— What is being asked —
Quote word for word the lines below, beginning with the first and ending with the one that has "T_DATA_ERR = [0.004, 0.006, 0.006, 0.016]". Drop the pictures.

— Dataset content —
((

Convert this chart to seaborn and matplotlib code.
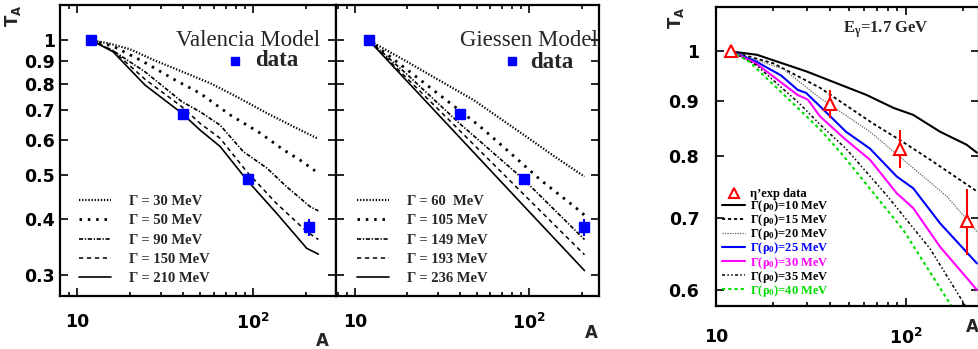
import numpy as np
import seaborn as sns
import matplotlib.pyplot as plt
from matplotlib.lines import Line2D
from matplotlib.ticker import LogLocator, NullFormatter, NullLocator

# measured transparency, shared by the two left panels
A_DATA = [12, 40, 93, 208]
T_DATA = [1.0, 0.685, 0.49, 0.383]
T_DATA_ERR = [0.004, 0.006, 0.006, 0.016]

# Valencia model
VAL_A_30 = [12, 15, 20, 27, 40, 58, 80, 120, 170, 235]
VAL_T_30 = [1.0, 0.985, 0.955, 0.905, 0.85, 0.80, 0.75, 0.688, 0.642, 0.603]
VAL_A_50 = [12, 16, 23.8, 36, 50, 74, 110, 149, 185, 225]
VAL_T_50 = [1.0, 0.97, 0.896, 0.816, 0.762, 0.682, 0.621, 0.570, 0.541, 0.512]
VAL_A_90 = [12, 16, 24.3, 39.4, 50, 65, 88, 120, 155, 211, 235]
VAL_T_90 = [1.0, 0.948, 0.851, 0.73, 0.693, 0.647, 0.565, 0.519, 0.472, 0.426, 0.417]
VAL_A_150 = [12, 16, 24.3, 39.4, 50, 65, 92, 136, 202, 235]
VAL_T_150 = [1.0, 0.948, 0.819, 0.711, 0.653, 0.605, 0.51, 0.433, 0.375, 0.36]
VAL_A_210 = [12, 16, 24.3, 39.4, 50, 65, 92, 136, 202, 235]
VAL_T_210 = [1.0, 0.943, 0.795, 0.688, 0.631, 0.58, 0.489, 0.412, 0.344, 0.334]

# Giessen model
GIE_A_60 = [12, 20, 30, 48, 70, 97, 140, 208]
GIE_T_60 = [1.0, 0.895, 0.817, 0.736, 0.665, 0.609, 0.551, 0.497]
GIE_A_105 = [12, 21.2, 31.5, 51.2, 74.5, 116, 188, 208]
GIE_T_105 = [1.0, 0.844, 0.749, 0.647, 0.570, 0.489, 0.422, 0.408]
GIE_A_149 = [12, 20, 40, 93, 208]
GIE_T_149 = [1.0, 0.838, 0.652, 0.49, 0.36]
GIE_A_193 = [12, 20, 40, 93, 208]
GIE_T_193 = [1.0, 0.821, 0.629, 0.454, 0.333]
GIE_A_236 = [12, 20, 40, 93, 208]
GIE_T_236 = [1.0, 0.809, 0.607, 0.428, 0.307]

# eta' at E_gamma = 1.7 GeV
ETA_A = [12, 40, 93, 208]
ETA_T = [1.0, 0.894, 0.812, 0.695]
ETA_ERR = [0.0, 0.026, 0.033, 0.049]

RHO_A_10 = [12, 16.4, 30, 62, 86, 109, 151, 208, 236]
RHO_T_10 = [1.0, 0.993, 0.958, 0.911, 0.886, 0.873, 0.842, 0.819, 0.805]
RHO_A_15 = [12, 20, 35.3, 67, 93, 134, 236]
RHO_T_15 = [1.0, 0.975, 0.925, 0.857, 0.827, 0.793, 0.741]
RHO_A_20 = [12, 22.6, 35.3, 64.6, 109, 164, 236]
RHO_T_20 = [1.0, 0.963, 0.905, 0.842, 0.779, 0.733, 0.680]
RHO_A_25 = [12, 16.2, 22, 26.9, 29.8, 35.3, 48.3, 64.6, 89.3, 109, 151, 236]
RHO_T_25 = [1.0, 0.979, 0.95, 0.921, 0.915, 0.889, 0.842, 0.812, 0.765, 0.746, 0.692, 0.635]
RHO_A_30 = [12, 16.2, 26.9, 30.4, 35.3, 47.3, 64.6, 89.3, 109, 151, 236]
RHO_T_30 = [1.0, 0.975, 0.911, 0.902, 0.870, 0.830, 0.793, 0.738, 0.715, 0.658, 0.600]
RHO_A_35 = [12, 16.2, 27.4, 35.3, 48.3, 79, 134, 205, 236]
RHO_T_35 = [1.0, 0.972, 0.895, 0.855, 0.812, 0.735, 0.655, 0.58, 0.555]
RHO_A_40 = [12, 14.9, 26.4, 35.3, 47.3, 57.3, 96.8, 174, 236]
RHO_T_40 = [1.0, 0.979, 0.889, 0.846, 0.798, 0.765, 0.682, 0.579, 0.53]

W, H = 979, 349


def _fx(x):
    return x / W


def _fy(y):
    return 1 - y / H


def _style(ax, xlim, ylim, yticks, ylabels, xpad, ypad, size):
    ax.set_xscale("log")
    ax.set_yscale("log")
    ax.set_xlim(xlim)
    ax.set_ylim(ylim)
    ax.set_xticks([10, 100])
    ax.set_xticklabels(["10", r"$\mathbf{10^2}$"], fontweight="bold")
    ax.xaxis.set_minor_locator(LogLocator(base=10, subs=np.arange(2, 10)))
    ax.xaxis.set_minor_formatter(NullFormatter())
    ax.set_yticks(yticks)
    ax.set_yticklabels(ylabels, fontweight="bold")
    ax.yaxis.set_minor_locator(NullLocator())
    ax.tick_params(which="both", direction="in", top=True, right=True,
                   width=1.2, colors="black")
    ax.tick_params(which="major", length=6)
    ax.tick_params(which="minor", length=3)
    ax.tick_params(axis="x", pad=xpad, labelsize=size)
    ax.tick_params(axis="y", pad=ypad, labelsize=size)
    ax.set_xlabel("")
    ax.set_ylabel("")
    for s in ax.spines.values():
        s.set_linewidth(1.6)
        s.set_color("black")


def _curves(ax, curves):
    handles = []
    for a, t, label, color, ls, lw in curves:
        sns.lineplot(x=a, y=t, ax=ax, color=color, linestyle=ls,
                     linewidth=lw, label=label)
        handles.append(ax.get_lines()[-1])
    return handles


sns.set_theme(style="ticks")
plt.rcParams.update({
    "font.family": ["DejaVu Sans"],
    "mathtext.fontset": "custom",
    "mathtext.rm": "Liberation Serif:bold",
    "mathtext.bf": "DejaVu Sans:bold",
    "mathtext.default": "rm",
})

fig = plt.figure(figsize=(9.79, 3.49), dpi=100)
ax1 = fig.add_axes([_fx(60), _fy(296), 276 / W, 291 / H])
ax2 = fig.add_axes([_fx(336), _fy(296), 263 / W, 291 / H])
ax3 = fig.add_axes([_fx(716), _fy(306), 263 / W, 299 / H])

serif_leg = {"family": "Liberation Serif", "weight": "bold", "size": 10.5}
left_yt = [0.3, 0.4, 0.5, 0.6, 0.7, 0.8, 0.9, 1.0]
left_yl = ["0.3", "0.4", "0.5", "0.6", "0.7", "0.8", "0.9", "1"]

# ---- Valencia
val = [
    (VAL_A_30, VAL_T_30, "Γ = 30 MeV", "black", (0, (0.6, 0.8)), 1.6),
    (VAL_A_50, VAL_T_50, "Γ = 50 MeV", "black", (0, (0.9, 2.1)), 2.0),
    (VAL_A_90, VAL_T_90, "Γ = 90 MeV", "black", (0, (2.5, 1, 0.8, 1)), 1.2),
    (VAL_A_150, VAL_T_150, "Γ = 150 MeV", "black", (0, (2.8, 2.4)), 1.1),
    (VAL_A_210, VAL_T_210, "Γ = 210 MeV", "black", "-", 1.2),
]
h1 = _curves(ax1, val)
ax1.errorbar(A_DATA, T_DATA, yerr=T_DATA_ERR, fmt="s", color="#0000ff",
             markersize=7.5, elinewidth=1.5, capsize=0, zorder=5)
_style(ax1, (8.0, 296), (0.2695, 1.198), left_yt, left_yl, 12, 3.5, 12.5)
ax1.legend(handles=h1, loc="upper left", bbox_to_anchor=(0.07, 0.348),
           frameon=False, prop=serif_leg, handlelength=2.2,
           handletextpad=1.2, labelspacing=0.42, borderpad=0, borderaxespad=0)

# ---- Giessen
gie = [
    (GIE_A_60, GIE_T_60, "Γ = 60  MeV", "black", (0, (0.6, 0.8)), 1.6),
    (GIE_A_105, GIE_T_105, "Γ = 105 MeV", "black", (0, (0.9, 2.1)), 2.0),
    (GIE_A_149, GIE_T_149, "Γ = 149 MeV", "black", (0, (2.5, 1, 0.8, 1)), 1.2),
    (GIE_A_193, GIE_T_193, "Γ = 193 MeV", "black", (0, (2.8, 2.4)), 1.1),
    (GIE_A_236, GIE_T_236, "Γ = 236 MeV", "black", "-", 1.2),
]
h2 = _curves(ax2, gie)
ax2.errorbar(A_DATA, T_DATA, yerr=T_DATA_ERR, fmt="s", color="#0000ff",
             markersize=7.5, elinewidth=1.5, capsize=0, zorder=5)
_style(ax2, (7.78, 252), (0.2695, 1.198), left_yt, left_yl, 12, 3.5, 12.5)
ax2.tick_params(axis="y", labelleft=False)
ax2.legend(handles=h2, loc="upper left", bbox_to_anchor=(0.08, 0.348),
           frameon=False, prop=serif_leg, handlelength=2.2,
           handletextpad=1.2, labelspacing=0.42, borderpad=0, borderaxespad=0)

# ---- eta' panel
rho = [
    (RHO_A_10, RHO_T_10, "Γ(ρ$_0$)=10 MeV", "black", "-", 1.5),
    (RHO_A_15, RHO_T_15, "Γ(ρ$_0$)=15 MeV", "black", (0, (1.8, 1.5)), 1.3),
    (RHO_A_20, RHO_T_20, "Γ(ρ$_0$)=20 MeV", "#666666", (0, (1, 1)), 0.9),
    (RHO_A_25, RHO_T_25, "Γ(ρ$_0$)=25 MeV", "#0000ff", "-", 1.5),
    (RHO_A_30, RHO_T_30, "Γ(ρ$_0$)=30 MeV", "#ff00ff", "-", 1.5),
    (RHO_A_35, RHO_T_35, "Γ(ρ$_0$)=35 MeV", "black", (0, (2, 1.5, 1, 1.5, 1, 1.5)), 1.1),
    (RHO_A_40, RHO_T_40, "Γ(ρ$_0$)=40 MeV", "#00dd00", (0, (1.5, 1.5)), 1.5),
]
h3 = _curves(ax3, rho)
ax3.errorbar(ETA_A, ETA_T, yerr=ETA_ERR, fmt="^", color="red",
             markerfacecolor="white", markeredgewidth=1.5, markersize=9,
             elinewidth=1.5, capsize=0, zorder=5)
_style(ax3, (10, 242), (0.5796, 1.10), [0.6, 0.7, 0.8, 0.9, 1.0],
       ["0.6", "0.7", "0.8", "0.9", "1"], 16, 12, 12.5)
tri = Line2D([], [], linestyle="none", marker="^", markersize=7,
             markerfacecolor="white", markeredgecolor="red", markeredgewidth=1.5)
leg3 = ax3.legend(handles=[tri] + h3, labels=["η’exp data"] + [c[2] for c in rho],
                  loc="upper left", bbox_to_anchor=(0.023, 0.395), frameon=False,
                  prop={"family": "Liberation Serif", "weight": "bold", "size": 9},
                  handlelength=1.85, handletextpad=0.4, labelspacing=-0.15,
                  borderpad=0, borderaxespad=0, numpoints=1)
for txt, col in zip(leg3.get_texts(), ["black", "black", "black", "black",
                                        "#0000ff", "#ff00ff", "black", "#00dd00"]):
    txt.set_color(col)

# ---- annotations
fig.text(_fx(320), _fy(40), "Valencia Model", ha="right", va="center",
         family="Liberation Serif", fontsize=16.5)
fig.text(_fx(255), _fy(61), "data", ha="left", va="center",
         family="Liberation Serif", fontweight="bold", fontsize=16.5)
fig.text(_fx(598), _fy(40), "Giessen Model", ha="right", va="center",
         family="Liberation Serif", fontsize=16.5)
fig.text(_fx(530), _fy(62), "data", ha="left", va="center",
         family="Liberation Serif", fontweight="bold", fontsize=16.5)
for x in (235, 512):
    fig.add_artist(Line2D([_fx(x)], [_fy(61)], marker="s", markersize=6,
                          color="#0000ff", linestyle="none"))
fig.text(_fx(843), _fy(30), "E$_{γ}$=1.7 GeV", ha="left", va="center",
         family="Liberation Serif", fontweight="bold", fontsize=12)

for x, y in ((13, 16), (676, 18)):
    fig.text(_fx(x), _fy(y), r"$\mathbf{T_A}$", rotation=90, ha="center",
             va="center", fontsize=12)
for x, y in ((322, 341), (591, 333), (972, 327)):
    fig.text(_fx(x), _fy(y), "A", ha="center", va="center",
             fontweight="bold", fontsize=12)

fig.savefig("out.png", dpi=100)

))

— The response —
Convert this chart to seaborn and matplotlib code.
import numpy as np
import seaborn as sns
import matplotlib.pyplot as plt
from matplotlib.lines import Line2D
from matplotlib.ticker import LogLocator, NullFormatter, NullLocator

# measured transparency, shared by the two left panels
A_DATA = [12, 40, 93, 208]
T_DATA = [1.0, 0.685, 0.49, 0.383]
T_DATA_ERR = [0.004, 0.006, 0.006, 0.016]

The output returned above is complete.